We know the answer. You’d choose Scottish whisky every time.
And yet there are more instances of Scottish exports, such as whisky, being re-written and overtaken, now being called British whisky instead.
Is this wrong?
Technically, not—because, technically, Scotland is still a part of the United Kingdom of Great Britain, so it is technically British.
However, this re-writing strips away Scottish individuality. It’s this identity that is important to both a) Scotland’s pride and sense of self, and b) the vitality of their exports and even their own culture.
Why This is An Issue
Essentially, the issue is about removing Scotland’s hard-earned identity. There are dozens of pieces that make up this identity. It includes anything one thinks of as Scottish: kilts, tartan, bagpipes, Highland culture, Gaelic, Scots, etc. But it also includes its exports, such as whisky and meat and seafood, which are high-quality products. Scotland has built up this reputation and takes great pride in each of these things.
If Scotland chooses to remain within the United Kingdom, then it should be able to claim this pride and individuality, not have it lumped in with what has been historically built up as British.
Not because Scotland isn’t a part of Britain, but because in shoving it all together, you erase individual achievement, especially since “British” has been built up as “English”.
In constantly re-writing Scottish-themed things as British, it is perceived that Scottish accomplishment is being overtaken and re-written as English—and that has a lot of historical context for being incredibility offensive and insulting.

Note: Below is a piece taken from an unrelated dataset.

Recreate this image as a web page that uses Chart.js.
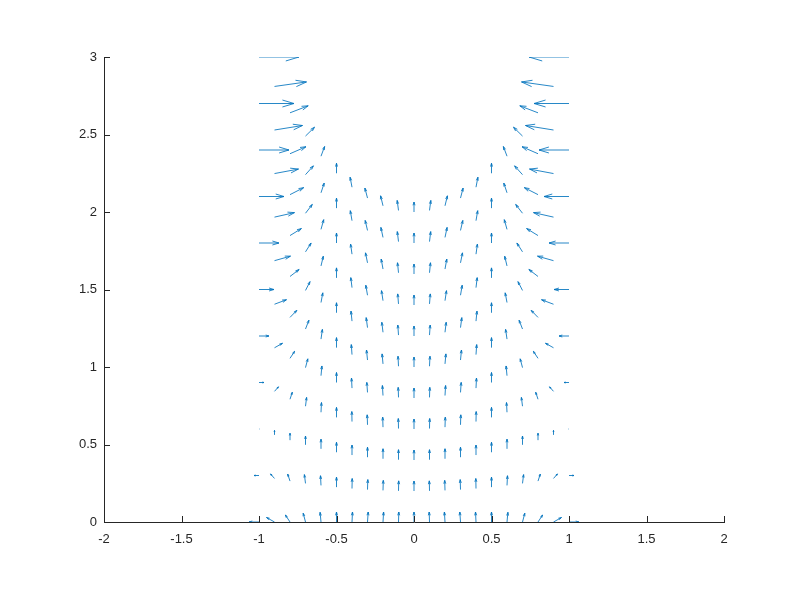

You cannot enforce that British is English, attempting to distance anything Scottish from the British name and brand for centuries; and then—when it’s more convenient for branding and the political environment—try to bring Scottish to the British brand without causing more rifts and conflicts. This diminishes all accomplishment and achievement, appearing as though the British brand is claiming credit when it has historically been unkind to Scottish culture. It does not come across as unification; it comes across as erasure.
Room for Conversation?
Obviously, I’m passionate about this. I know others will have different opinions; some might even massively disagree. Either way, I wanted to open this up to dialogue. In reading comments on social media, many don’t understand why there is offense or issue taken from the Scottish brand being overtaken.
So I welcome other opinions and people discussing this matter more, as long as we are doing so in a productive, constructive, and open way. I’ve tried to keep this entry as respectful as possible, while talking about a sensitive issue that does find itself at the center of a lot of arguments regarding Scotland, England, and even the independence referendum.
And while this piece is focused on Scotland specifically—as is the intention of this website—I include Wales and Northern Ireland in this belief, too. Their own individual identities are also lost in the British identity. I’d like to see individual achievement and uniqueness present in the United Kingdom, given that it is three separate countries united. Not territories, not states; countries. And their value, interest, and identity should not be erased.
These are great points you raise about preserving the cultural identity of those nations within the union and the ambiguity of the “British” descriptor. On a less important note, I’ve always been confused about this issue when it comes to international sporting events. In international football and rugby, UK teams compete representing their nations – Wales, Scotland, England (not sure whether N. Ireland competes as its own nation). But in the Olympics, these same nations compete under the Great Britain name, but not the UK name – very strange.
I don’t really understand it myself either. Pretty sure one year Team GB was simply “England + Ryan Giggs”
I agree with you. I think of British as English, which is not really true but influences my thinking when I see something labeled as British. I think is Scotland separately as if it is not British. Ditto for Northern Ireland and Wales. None of them volunteered to be British.